Richard Sahn
Editor’s Intro: The first time I went to a movie on a military base, I was surprised when the national anthem began to play, and everyone stood up. It seemed so incongruous. My buddy who came with me refused to stand at first, but after catching grief from a fellow movie-goer, he reluctantly stood. I stood too, of course, but I felt silly doing so. The whole practice just seemed to cheapen the anthem.
Nowadays, the anthem and similar patriotic songs are everywhere, especially “God Bless America” and “God Bless the USA,” with its refrain about being “Proud to be an American.” Watching NFL football this past weekend, I noticed every announcer on CBS during halftime wore flag lapel wins. Easy gestures of patriotism are everywhere in my country, even at classical concerts, notes my good friend and fellow contrarian, Richard Sahn. But are they not patronizing to the audience? W.J. Astore
I recently attended a classical music concert in the town where I live. The orchestra began by playing the national anthem. Many in the audience sang the words. I felt like I was at a baseball game or a military parade or the moment before the fireworks at a July 4th celebration. I stood up, of course, for my own survival in the rural and conservative community where I live.

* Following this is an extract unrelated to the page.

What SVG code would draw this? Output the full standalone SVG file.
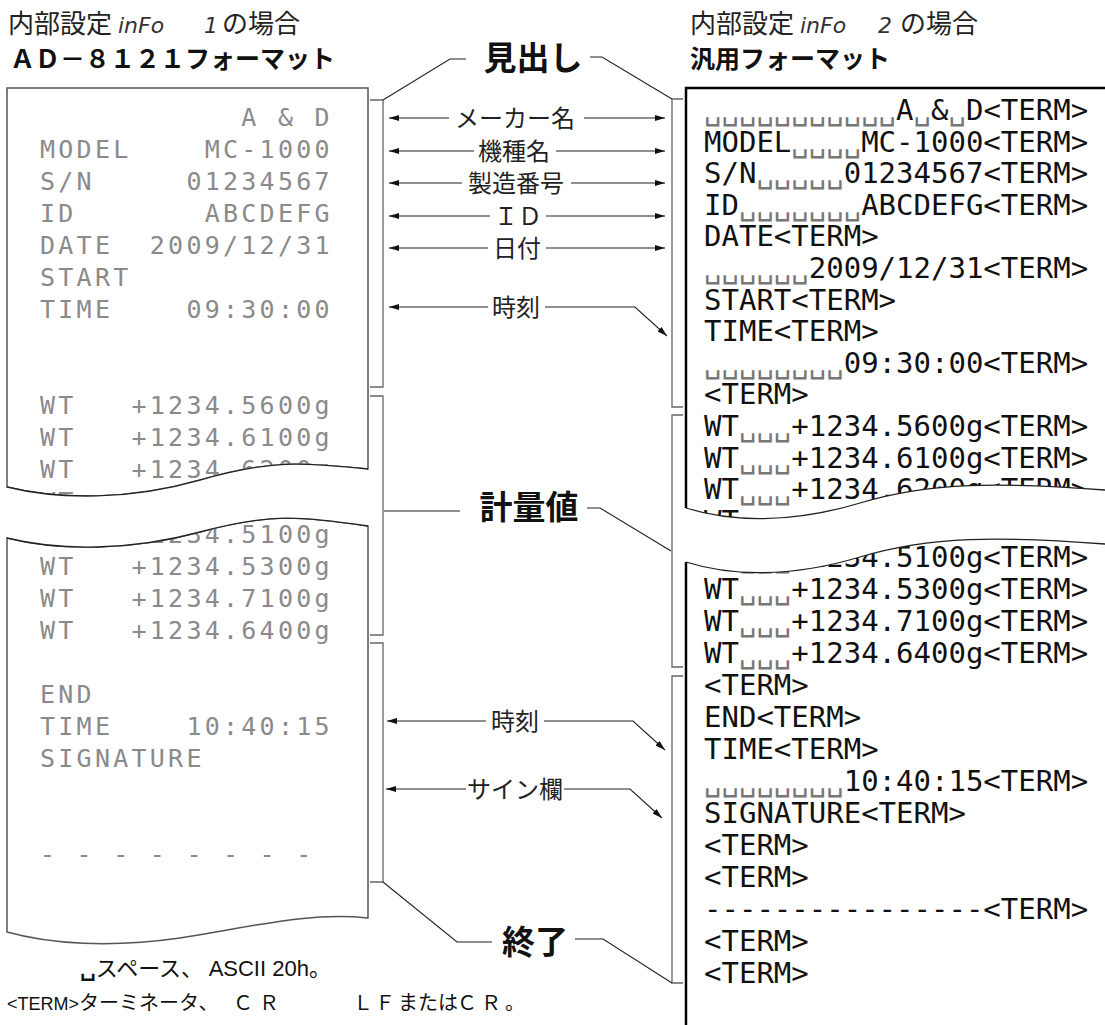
<svg xmlns="http://www.w3.org/2000/svg" width="1105" height="1025" viewBox="0 0 1105 1025">
<style>
.paper{fill:#fff;stroke:#555;stroke-width:1.5}
.rpaper{fill:none;stroke:#000;stroke-width:2.5}
.wave{fill:none;stroke:#222;stroke-width:1.3}
.gap{fill:#fff;stroke:none}
.dot{font-family:'DejaVu Sans Mono',monospace;font-size:25px;letter-spacing:3.25px;fill:#8a8a8a;white-space:pre}
.mono{font-family:'DejaVu Sans Mono',monospace;font-size:29px;fill:#111;white-space:pre}
.sp{fill:#777}
.lbl{font-family:'Liberation Serif','Noto Sans CJK JP',serif;font-size:24px;fill:#222;text-anchor:middle}
.big{font-family:'Noto Sans CJK JP',sans-serif;font-size:33px;font-weight:700;fill:#111;text-anchor:middle}
.hdr{font-family:'Liberation Serif','Noto Sans CJK JP',serif;font-size:26px;fill:#222}
.seg{font-family:'DejaVu Sans',sans-serif;font-style:italic;font-size:22px;fill:#333}
.fmt{font-family:'Noto Sans CJK JP',sans-serif;font-size:25px;font-weight:700;fill:#111}
.br{fill:none;stroke:#666;stroke-width:1.3}
.ln{fill:none;stroke:#222;stroke-width:1.1}
.note{font-family:'Liberation Serif','Noto Sans CJK JP',serif;font-size:20px;fill:#111}
.arial{font-family:'Liberation Sans',sans-serif}
</style>
<defs>
<marker id="ah" viewBox="0 0 10 6" refX="10" refY="3" markerWidth="10" markerHeight="6" markerUnits="userSpaceOnUse" orient="auto">
<path d="M0,0 L10,3 L0,6 Z" fill="#111"/>
</marker>
</defs>

<g id="headers">
<text class="hdr" x="8" y="33">内部設定</text>
<text class="seg" x="118" y="33">inFo</text>
<text class="seg" x="204" y="33">1</text>
<text class="hdr" x="222" y="33">の場合</text>
<text class="fmt" x="10" y="68">ＡＤ－８１２１フォーマット</text>
<text class="hdr" x="690" y="33">内部設定</text>
<text class="seg" x="800" y="33">inFo</text>
<text class="seg" x="878" y="33">2</text>
<text class="hdr" x="900" y="33">の場合</text>
<text class="fmt" x="690" y="68">汎用フォーマット</text>
</g>

<g id="left-paper">
<path class="paper" d="M7,487 V88 H368 V469 C300,462 270,460 200,480 C130,500 60,500 7,487 Z"/>
<path class="paper" d="M7,538 C60,551 130,551 200,532 C270,513 300,516 368,526 V918 C310,912 260,925 180,938 C110,948 50,944 7,932 Z"/>
<g class="dot" xml:space="preserve">
<text x="40" y="126" xml:space="preserve">           A &amp; D</text>
<text x="40" y="158" xml:space="preserve">MODEL    MC-1000</text>
<text x="40" y="190" xml:space="preserve">S/N     01234567</text>
<text x="40" y="222" xml:space="preserve">ID       ABCDEFG</text>
<text x="40" y="254" xml:space="preserve">DATE  2009/12/31</text>
<text x="40" y="286" xml:space="preserve">START</text>
<text x="40" y="318" xml:space="preserve">TIME    09:30:00</text>
<text x="40" y="414" xml:space="preserve">WT   +1234.5600g</text>
<text x="40" y="446" xml:space="preserve">WT   +1234.6100g</text>
<text x="40" y="478" xml:space="preserve">WT   +1234.6200g</text>
<text x="40" y="510" xml:space="preserve">WT</text>
<text x="40" y="543" xml:space="preserve">WT   +1234.5100g</text>
<text x="40" y="575" xml:space="preserve">WT   +1234.5300g</text>
<text x="40" y="607" xml:space="preserve">WT   +1234.7100g</text>
<text x="40" y="639" xml:space="preserve">WT   +1234.6400g</text>
<text x="40" y="703" xml:space="preserve">END</text>
<text x="40" y="735" xml:space="preserve">TIME    10:40:15</text>
<text x="40" y="767" xml:space="preserve">SIGNATURE</text>
<text x="40" y="863" xml:space="preserve">- - - - - - - -</text>
</g>
<path class="gap" d="M8,487 C60,500 130,500 200,480 C270,460 300,462 367,469 V526 C300,516 270,513 200,532 C130,551 60,551 8,538 Z"/>
<path class="wave" d="M7,487 C60,500 130,500 200,480 C270,460 300,462 368,469"/>
<path class="wave" d="M7,538 C60,551 130,551 200,532 C270,513 300,516 368,526"/>
</g>

<g id="right-paper">
<g class="mono">
<text x="704" y="120"><tspan class="sp">␣␣␣␣␣␣␣␣␣␣␣</tspan>A<tspan class="sp">␣</tspan>&amp;<tspan class="sp">␣</tspan>D&lt;TERM&gt;</text>
<text x="704" y="151.6">MODEL<tspan class="sp">␣␣␣␣</tspan>MC-1000&lt;TERM&gt;</text>
<text x="704" y="183.2">S/N<tspan class="sp">␣␣␣␣␣</tspan>01234567&lt;TERM&gt;</text>
<text x="704" y="214.8">ID<tspan class="sp">␣␣␣␣␣␣␣</tspan>ABCDEFG&lt;TERM&gt;</text>
<text x="704" y="246.4">DATE&lt;TERM&gt;</text>
<text x="704" y="278"><tspan class="sp">␣␣␣␣␣␣</tspan>2009/12/31&lt;TERM&gt;</text>
<text x="704" y="309.6">START&lt;TERM&gt;</text>
<text x="704" y="341.2">TIME&lt;TERM&gt;</text>
<text x="704" y="372.8"><tspan class="sp">␣␣␣␣␣␣␣␣</tspan>09:30:00&lt;TERM&gt;</text>
<text x="704" y="404.4">&lt;TERM&gt;</text>
<text x="704" y="436">WT<tspan class="sp">␣␣␣</tspan>+1234.5600g&lt;TERM&gt;</text>
<text x="704" y="467.6">WT<tspan class="sp">␣␣␣</tspan>+1234.6100g&lt;TERM&gt;</text>
<text x="704" y="499.2">WT<tspan class="sp">␣␣␣</tspan>+1234.6200g&lt;TERM&gt;</text>
<text x="704" y="531">WT</text>
<text x="704" y="567">WT<tspan class="sp">␣␣␣</tspan>+1234.5100g&lt;TERM&gt;</text>
<text x="704" y="599">WT<tspan class="sp">␣␣␣</tspan>+1234.5300g&lt;TERM&gt;</text>
<text x="704" y="631">WT<tspan class="sp">␣␣␣</tspan>+1234.7100g&lt;TERM&gt;</text>
<text x="704" y="663">WT<tspan class="sp">␣␣␣</tspan>+1234.6400g&lt;TERM&gt;</text>
<text x="704" y="695">&lt;TERM&gt;</text>
<text x="704" y="727">END&lt;TERM&gt;</text>
<text x="704" y="759">TIME&lt;TERM&gt;</text>
<text x="704" y="791"><tspan class="sp">␣␣␣␣␣␣␣␣</tspan>10:40:15&lt;TERM&gt;</text>
<text x="704" y="823">SIGNATURE&lt;TERM&gt;</text>
<text x="704" y="855">&lt;TERM&gt;</text>
<text x="704" y="887">&lt;TERM&gt;</text>
<text x="704" y="919">----------------&lt;TERM&gt;</text>
<text x="704" y="951">&lt;TERM&gt;</text>
<text x="704" y="983">&lt;TERM&gt;</text>
</g>
<path class="gap" d="M687,508 C730,522 790,524 860,503 C930,482 1000,482 1105,490 V544 C1000,536 930,536 860,557 C790,578 730,576 687,562 Z"/>
<path class="rpaper" d="M686,508 V88 H1105"/>
<path class="rpaper" d="M686,562 V1025"/>
<path class="wave" d="M686,508 C730,522 790,524 860,503 C930,482 1000,482 1105,490"/>
<path class="wave" d="M686,562 C730,576 790,578 860,557 C930,536 1000,536 1105,544"/>
</g>

<g id="brackets">
<path class="br" d="M370,100 H383 V387 H370"/>
<path class="br" d="M370,396 H383 V635 H370"/>
<path class="br" d="M370,643 H383 V882 H370"/>
<path class="br" d="M683,99 H672 V407 H683"/>
<path class="br" d="M683,415 H672 V667 H683"/>
<path class="br" d="M683,676 H672 V983 H683"/>
</g>

<g id="label-maker"><text class="lbl" x="515" y="127">メーカー名</text></g>
<g id="label-model"><text class="lbl" x="514" y="160">機種名</text></g>
<g id="label-serial"><text class="lbl" x="516" y="192">製造番号</text></g>
<g id="label-id"><text class="lbl" x="518" y="225">ＩＤ</text></g>
<g id="label-date"><text class="lbl" x="517" y="257">日付</text></g>
<g id="label-time1"><text class="lbl" x="516" y="316">時刻</text></g>
<g id="label-time2"><text class="lbl" x="515" y="730">時刻</text></g>
<g id="label-sign"><text class="lbl" x="515" y="798">サイン欄</text></g>
<g id="label-heading"><text class="big" x="533" y="70">見出し</text></g>
<g id="label-weight"><text class="big" x="529" y="519">計量値</text></g>
<g id="label-end"><text class="big" x="535" y="954">終了</text></g>

<g id="connectors">
<path class="ln" d="M449,118 H389" marker-end="url(#ah)"/>
<path class="ln" d="M584,118 H665" marker-end="url(#ah)"/>
<path class="ln" d="M474,151 H389" marker-end="url(#ah)"/>
<path class="ln" d="M556,151 H665" marker-end="url(#ah)"/>
<path class="ln" d="M462,183 H389" marker-end="url(#ah)"/>
<path class="ln" d="M571,183 H665" marker-end="url(#ah)"/>
<path class="ln" d="M490,216 H389" marker-end="url(#ah)"/>
<path class="ln" d="M546,216 H665" marker-end="url(#ah)"/>
<path class="ln" d="M488,248 H389" marker-end="url(#ah)"/>
<path class="ln" d="M546,248 H665" marker-end="url(#ah)"/>
<path class="ln" d="M488,307 H389" marker-end="url(#ah)"/>
<path class="ln" d="M545,307 H635 L667,336" marker-end="url(#ah)"/>
<path class="ln" d="M486,721 H387" marker-end="url(#ah)"/>
<path class="ln" d="M544,721 H633 L665,750" marker-end="url(#ah)"/>
<path class="ln" d="M466,789 H386" marker-end="url(#ah)"/>
<path class="ln" d="M564,789 H630 L662,818" marker-end="url(#ah)"/>
<path class="ln" d="M383,100 L450,59 H466"/>
<path class="ln" d="M590,57 H602 L672,99"/>
<path class="ln" d="M384,511 H460"/>
<path class="ln" d="M587,508 H600 L671,551"/>
<path class="ln" d="M383,882 L457,942 H492"/>
<path class="ln" d="M575,939 H603 L672,983"/>
</g>

<g id="notes">
<text class="note" x="80" y="976" style="font-size:22px"><tspan font-family="'DejaVu Sans',sans-serif" font-weight="bold">␣</tspan><tspan>スペース、 </tspan><tspan class="arial">ASCII 20h</tspan><tspan>。</tspan></text>
<text class="note" x="7" y="1010"><tspan class="arial" style="font-size:18px">&lt;TERM&gt;</tspan><tspan>ターミネータ、</tspan><tspan x="233" letter-spacing="6">ＣＲ</tspan><tspan x="353" letter-spacing="2">ＬＦ</tspan><tspan x="398">または</tspan><tspan x="457" letter-spacing="4">ＣＲ。</tspan></text>
</g>
</svg>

But I couldn’t help but engage in some critical thinking. What is the connection between this perfunctory display of patriotic observance and enjoying the music, I kept asking myself. I couldn’t conjure up a rational relationship. If there was a global anthem–perhaps honoring the potential of great music to bring the people of the world together–singing such an anthem would have been appropriate. Come to think of it, great artistic works and performers have the very potential to do just that, unite humanity. Yet all national anthems of developed countries when performed in public forums only enhance the capacity to see the social world in terms of us versus them. Depending on the government in power this division can have moral or immoral consequences if we define “immoral” as decision-making that promotes unnecessary death and suffering.

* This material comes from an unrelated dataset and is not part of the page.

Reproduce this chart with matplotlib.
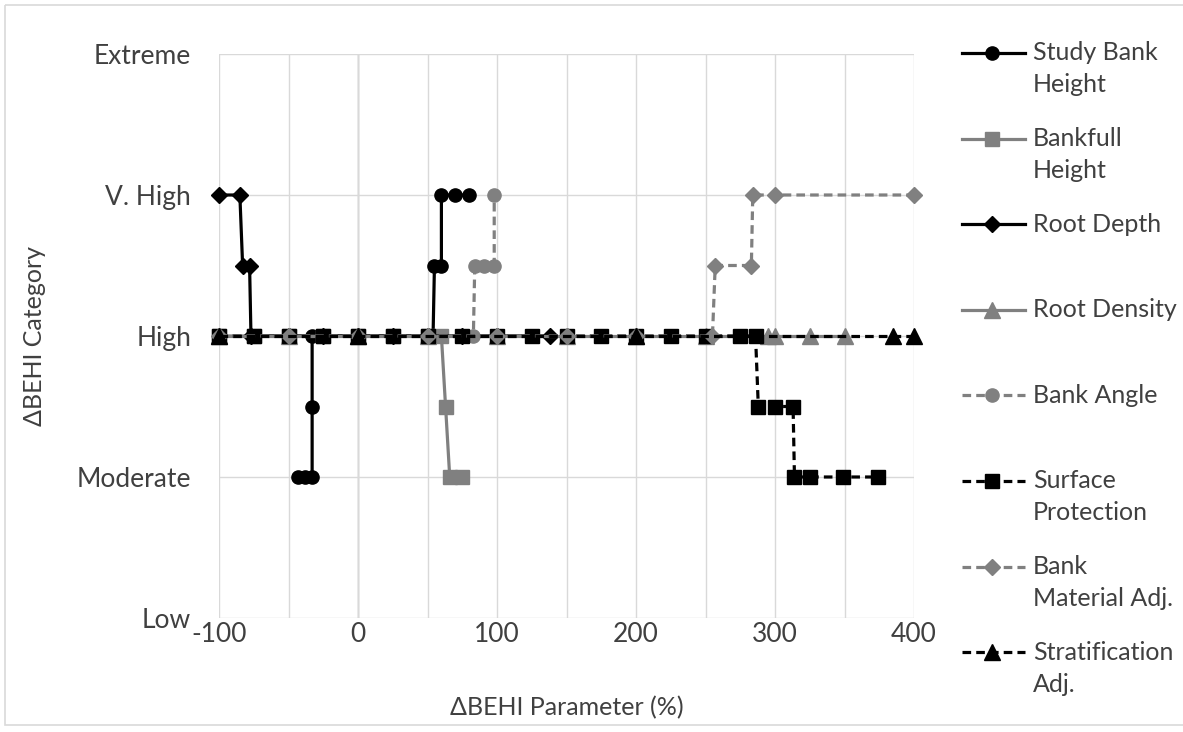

So, why play a national anthem before a classical concert featuring international music, and why stand up for it? I’ve come up with several possible reasons:
- One reason people rise for the national anthem is because they don’t want to stand out in the crowd and endure negative reactions. (My reason.)

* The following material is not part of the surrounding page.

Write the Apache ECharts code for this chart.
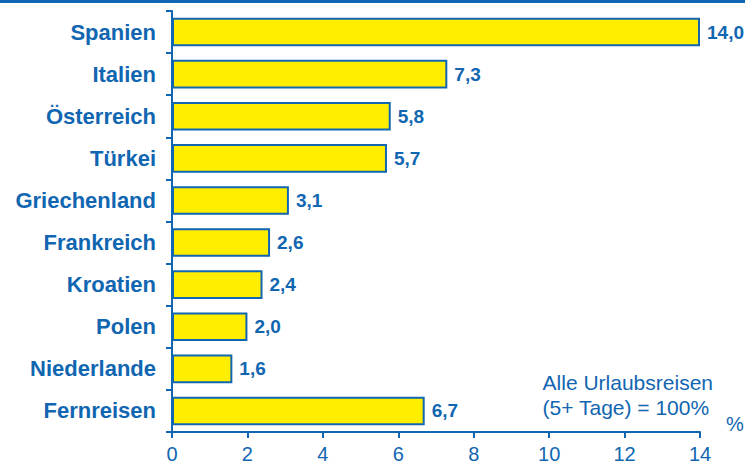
<!DOCTYPE html>
<html>
<head>
<meta charset="utf-8">
<script src="https://cdn.jsdelivr.net/npm/echarts@6/dist/echarts.min.js"></script>
<style>
  html, body { margin: 0; padding: 0; background: #fff; }
  #chart { width: 745px; height: 470px; }
</style>
</head>
<body>
<div id="chart"></div>
<script>
var countries = ['Spanien', 'Italien', 'Österreich', 'Türkei', 'Griechenland', 'Frankreich', 'Kroatien', 'Polen', 'Niederlande', 'Fernreisen'];
var shares = [14.0, 7.3, 5.8, 5.7, 3.1, 2.6, 2.4, 2.0, 1.6, 6.7];
var xTicks = [0, 2, 4, 6, 8, 10, 12, 14];

var blue = '#1166b1';
var font = 'Liberation Sans, Arial, sans-serif';

var chart = echarts.init(document.getElementById('chart'), null, { renderer: 'svg' });
chart.setOption({
  animation: false,
  grid: { left: 172, right: 45, top: 11, bottom: 38, containLabel: false },
  xAxis: {
    type: 'value', min: 0, max: 14, interval: 2,
    axisLine: { show: true, lineStyle: { color: blue, width: 2 } },
    axisTick: { show: true, length: 6, lineStyle: { color: blue, width: 2 } },
    splitLine: { show: false },
    axisLabel: { color: blue, fontSize: 20, fontFamily: font, margin: 12,
      formatter: function (v) { return xTicks.indexOf(v) >= 0 ? String(v) : ''; } }
  },
  yAxis: {
    type: 'category', inverse: true, data: countries,
    axisLine: { show: true, lineStyle: { color: blue, width: 2 } },
    axisTick: { show: true, length: 6, lineStyle: { color: blue, width: 2 } },
    axisLabel: { color: blue, fontSize: 22, fontWeight: 'bold', fontFamily: font, margin: 16 }
  },
  series: [{
    type: 'bar',
    data: shares,
    barCategoryGap: '32%',
    itemStyle: { color: '#ffee00', borderColor: blue, borderWidth: 2 },
    label: {
      show: true, position: 'right', distance: 7,
      color: blue, fontSize: 19, fontWeight: 'bold', fontFamily: font,
      formatter: function (p) { return p.value.toFixed(1).replace('.', ','); }
    }
  }],
  graphic: [
    { type: 'rect', shape: { x: 0, y: 0, width: 745, height: 3 }, style: { fill: blue } },
    { type: 'text', right: 32, top: 370,
      style: { text: 'Alle Urlaubsreisen\n(5+ Tage) = 100%', fill: blue, font: '21px ' + font, align: 'right', lineHeight: 25 } },
    { type: 'text', left: 726, top: 414,
      style: { text: '%', fill: blue, font: '20px ' + font } }
  ]
});
</script>
</body>
</html>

- Another reason seems to be pure habit, which is the result of socializing and conditioning throughout one’s life.
- Pride in nation as such, which would apply to people of any specific nationality. This is pure love of country, an easy form of patriotism with no cost to the individual.
- The belief, undoubtedly a “true belief” as author Eric Hoffer would argue (“The True Believer”) that one is truly honoring those who sacrificed themselves in a nation’s wars, that one is somehow expressing thanks to the dead and their families. Or, that the nation itself is alive or conscious. Therefore, one is thanking the nation for winning its wars.
- Obedience to the norm of standing up for national anthem, thinking that it is an obligation to society, perhaps authority figures in general, to respect the national anthem.
- Finally, a cynical explanation for the musical director of the orchestra beginning a concert with the national anthem is pleasing or obeying members of the board of the orchestra who contribute financially, and who insist on the observation of “patriotic” norms.
Now, don’t get me wrong. I believe in honoring or supporting courageous individuals who have fought in wars or sacrificed themselves for what they believed was necessary for freedom and survival. Not just war heroes but moral heroes, men and women like Martin Luther King Jr. and Dorothy Day.
But I oppose national anthems because they feed nationalism which is conducive to unnecessary death and torture. I am also opposed to national anthems because there is no such thing as a country or nation; there are only people, laws, culture (material and non-material).
Countries exist in consciousness. They are abstract ideas, political constructs. Believing they exist as if they were a reality sui generis, as if they were an actual person or even a thing, is reification. The word is not the thing, the map is not the territory.
Instead of rising for jingoistic national anthems, people should instead rise to applaud a moving performance by the musicians and conductor after listening to, say, Mozart’s Jupiter symphony. Music is real in a way that nations are not.
Musical concerts should provide a haven for celebrating the human condition, not for anthem-singing that divides humanity. My protest that night was a silent one, but internally I raged against the conflation of the state with the arts when the national anthem began to play.
Richard Sahn is a sociology professor and independent thinker.